Direction
Output the lines from the top of the entries below to the line with "plt.rcParams['font.family'] = ['Liberation", both included, exactly and without pictures.

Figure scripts

#####

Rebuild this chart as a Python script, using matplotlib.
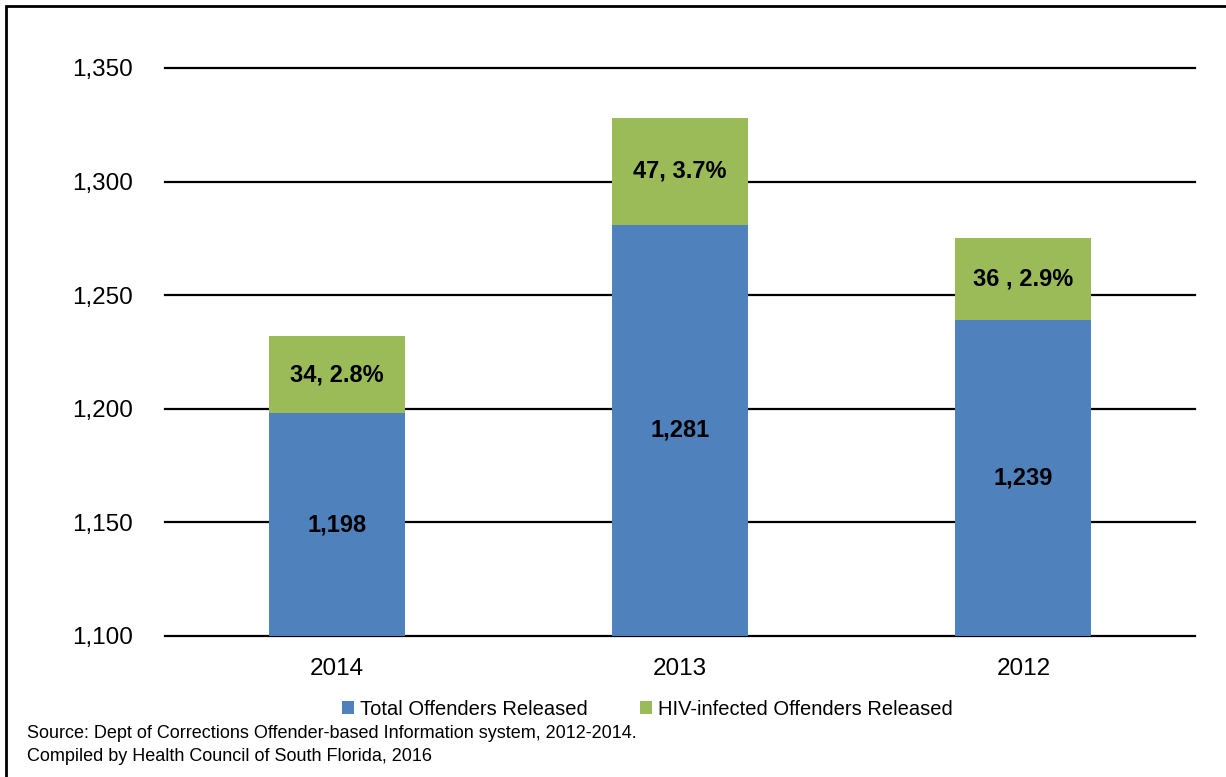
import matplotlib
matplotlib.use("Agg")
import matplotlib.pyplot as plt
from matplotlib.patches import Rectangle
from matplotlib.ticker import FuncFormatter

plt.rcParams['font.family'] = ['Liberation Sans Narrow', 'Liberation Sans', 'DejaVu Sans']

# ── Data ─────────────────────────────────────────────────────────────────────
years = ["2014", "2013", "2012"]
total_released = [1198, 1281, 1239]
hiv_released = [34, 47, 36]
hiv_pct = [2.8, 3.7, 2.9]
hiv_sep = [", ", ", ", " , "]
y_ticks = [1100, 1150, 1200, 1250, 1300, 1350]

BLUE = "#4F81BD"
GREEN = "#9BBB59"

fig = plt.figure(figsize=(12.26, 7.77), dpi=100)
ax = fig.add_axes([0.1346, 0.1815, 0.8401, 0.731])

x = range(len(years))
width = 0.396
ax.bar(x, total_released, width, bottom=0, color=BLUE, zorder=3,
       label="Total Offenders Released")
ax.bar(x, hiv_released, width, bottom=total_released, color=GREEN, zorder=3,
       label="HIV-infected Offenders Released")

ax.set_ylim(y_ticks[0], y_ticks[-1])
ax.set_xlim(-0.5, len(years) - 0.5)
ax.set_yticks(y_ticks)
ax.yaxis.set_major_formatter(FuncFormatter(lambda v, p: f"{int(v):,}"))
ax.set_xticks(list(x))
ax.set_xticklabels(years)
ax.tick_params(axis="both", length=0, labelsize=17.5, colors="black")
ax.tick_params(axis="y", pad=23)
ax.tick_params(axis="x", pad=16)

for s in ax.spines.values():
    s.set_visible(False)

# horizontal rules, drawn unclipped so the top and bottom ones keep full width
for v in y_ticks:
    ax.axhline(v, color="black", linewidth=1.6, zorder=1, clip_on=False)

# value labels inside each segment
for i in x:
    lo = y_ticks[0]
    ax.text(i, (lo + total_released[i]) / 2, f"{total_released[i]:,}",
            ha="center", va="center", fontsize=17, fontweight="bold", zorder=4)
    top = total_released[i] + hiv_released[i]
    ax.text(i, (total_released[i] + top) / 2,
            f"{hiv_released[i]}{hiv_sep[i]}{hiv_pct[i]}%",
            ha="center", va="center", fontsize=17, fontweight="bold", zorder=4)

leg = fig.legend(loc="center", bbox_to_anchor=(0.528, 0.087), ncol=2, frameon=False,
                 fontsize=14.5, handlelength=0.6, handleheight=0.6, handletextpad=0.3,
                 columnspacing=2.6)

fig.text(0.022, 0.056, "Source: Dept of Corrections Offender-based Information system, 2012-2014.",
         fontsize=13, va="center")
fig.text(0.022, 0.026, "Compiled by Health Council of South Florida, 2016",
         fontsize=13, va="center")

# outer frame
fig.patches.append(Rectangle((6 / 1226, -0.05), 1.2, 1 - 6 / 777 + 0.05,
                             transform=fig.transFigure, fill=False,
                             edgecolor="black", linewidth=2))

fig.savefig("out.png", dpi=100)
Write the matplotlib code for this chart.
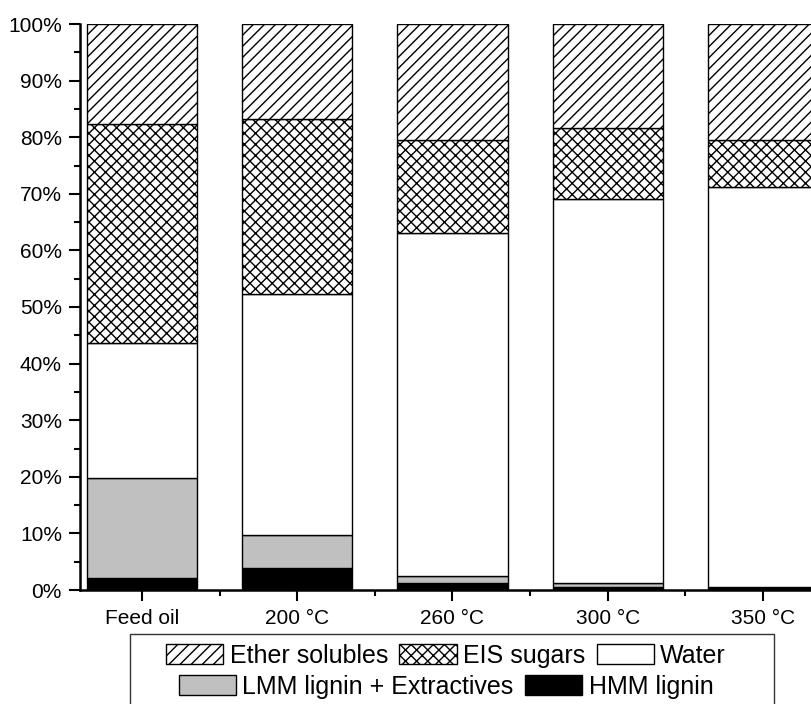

#####

Output for this task
Rebuild this chart as a Python script, using matplotlib.
import matplotlib
matplotlib.use("Agg")
import matplotlib.pyplot as plt
from matplotlib.patches import Rectangle
from matplotlib.ticker import FuncFormatter

plt.rcParams['font.family'] = ['Liberation Sans Narrow', 'Liberation Sans', 'DejaVu Sans']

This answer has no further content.